Sounds Like Home
We’re excited to announce that the Sounds Like Home Concert, held for the past five years as a Friday night festival kick-off, has become the Sounds Like Home Stage at Louie Bluie! Bluegrass legend Steve Gulley and New Pinnacle will headline this stage (formerly known as the Community Stage), on Saturday, September 26, along with the Pinnacle Mountain Boys reunion featuring founding member Don Gulley, Steve’s father.
Since its launch in 2010, Sounds Like Home concert has showcased performers from the Cumberland Mountains and felt like homecomings on the grounds of Cove Lake State Park. We’re excited to bring these friends of the festival to Saturday’s line-up.
Steve Gulley grew up in the Cumberland Mountains of East Tennessee and Kentucky, following in his father’s footsteps as a professional musician, performing regularly at Kentucky’s Renfro Valley with his longtime friend and musical collaborator Dale Ann Bradley. He was a regular with Doyle Lawson & Quicksilver before co-founding Mountain Heart and Grasstowne.
Steve’s new record, Steve Gulley and New Pinnacle, features new band members Bryan Turner, Gary Robinson, Jr. and Matthew Cruby. Released in March 2015 on Rural Rhythm Records, it features the single, “Leaving Crazytown,” and has been received with enthusiasm by bluegrass fans.
History of Sounds Like Home (Written by Bradley Hanson in 2014)
What began as a celebration of cultural continuity has become a pivotal anchor in the yearly cycle of East Tennessee’s regional music. What started as an event to showcase community has now formed one of its own. We are pleased to be entering year five of this rare musical gathering, Sounds Like Home: A Night of Music From the Cumberlands.
In 2008, legendary bluegrass group the Pinnacle Mountain Boys reunited to open the second annual Louie Bluie Music and Arts Festival. The performance was the first in 35 years for the classic lineup of Don Gulley, Buster Turner, Larry McNeely, Charlie Collins, and Allen Collins. What might have been a one-time commemoration was formally instituted two years later in 2010 at the first Sounds Like Home concert. Once again, the bluegrass fivesome rejoined on the festival stage. On the same night, Steve Gulley, Don's son, brought his award-winning band Grasstowne to headline the concert—fully marking the evening with the spectacle and symbolism of family, tradition, and heritage. The Friday night event was an emotional and musical success, a magical cultural moment, and launched the annual performance that this year reaches its fifth edition.
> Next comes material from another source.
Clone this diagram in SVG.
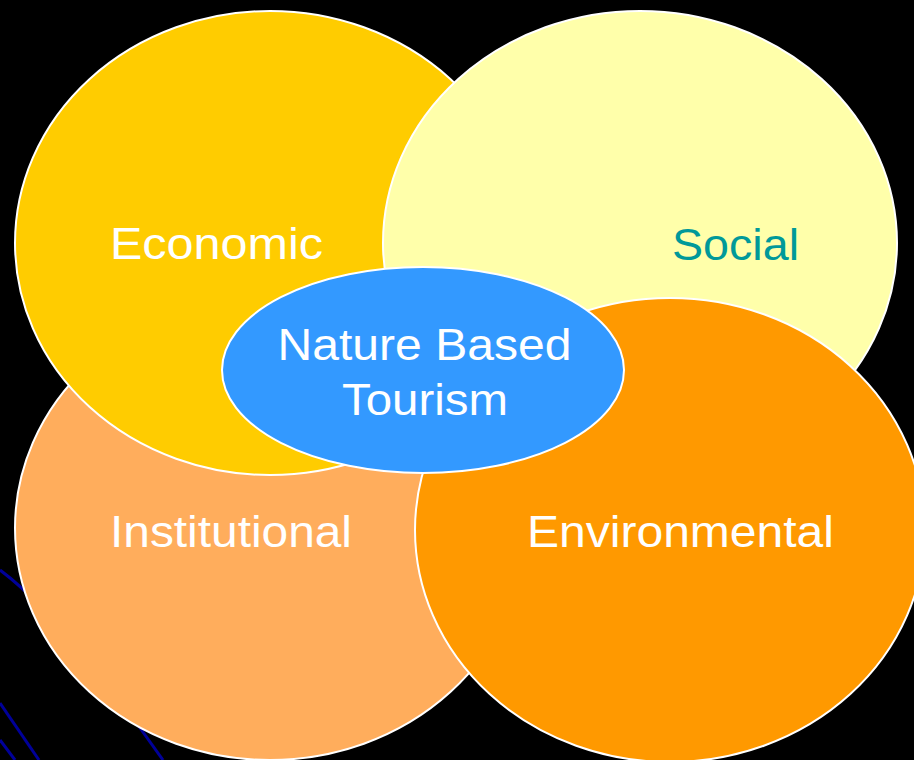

Since 2010, the Sounds Like Home community, like any other, has experienced its joys and sadness, its high marks and its losses. In 2011, Buster Turner, the Pinnacle Mountain Boys' founding member, died at 82 years old. In his place, nephew Bryan Turner, a gifted young bluegrass multi-instrumentalist, assumed his uncle's position at the 2011 concert, securing the Turner legacy even more firmly. Banjo innovator Larry McNeely missed the reunion that year as well for health reasons, and subsequently retired from public performance. Bluegrass mainstay Bill Rasnick stepped in to take over the banjo duties, just as he had in the original Pinnacle Mountain Boys after McNeely's first departure in the late 1960s. In 2012, the group lost another key member when Charlie Collins passed away, bringing to an end the life and career of perhaps Campbell County's most beloved and admired, most far-traveled, musical son. Byron Doss, one of East Tennessee's best-respected bluegrass fiddlers, assumed Collins' role, joining a band he had followed and revered since he was a young boy. Don Gulley, out front on lead, and Allen Collins, shoring up the band on bass, continued to insure the Pinnacle Mountain Boys' original bluegrass sound. The ensemble of Gulley, Collins, B. Turner, Rasnick, and Doss return in 2014 for their third reunion performance together.
Steve Gulley and Grasstowne returned to Sounds Like Home in 2011 for a second successful appearance. That year also marked the first headline performance by Dale Ann Bradley, a multiple time IBMA Female Vocalist of the Year Award winner and a decade's long and close friend of Don and Steve Gulley. From her first song on the Cove Lake stage, it was clear that Bradley would become an integral part of the yearly event. She and Steve returned as a duo in 2012 and 2013. Last year also saw a performance from Cumberland River, a short-lived but highly popular bluegrass ensemble that included Steve’s son Brad Gulley. Three generations, then, stretched together across the night of music.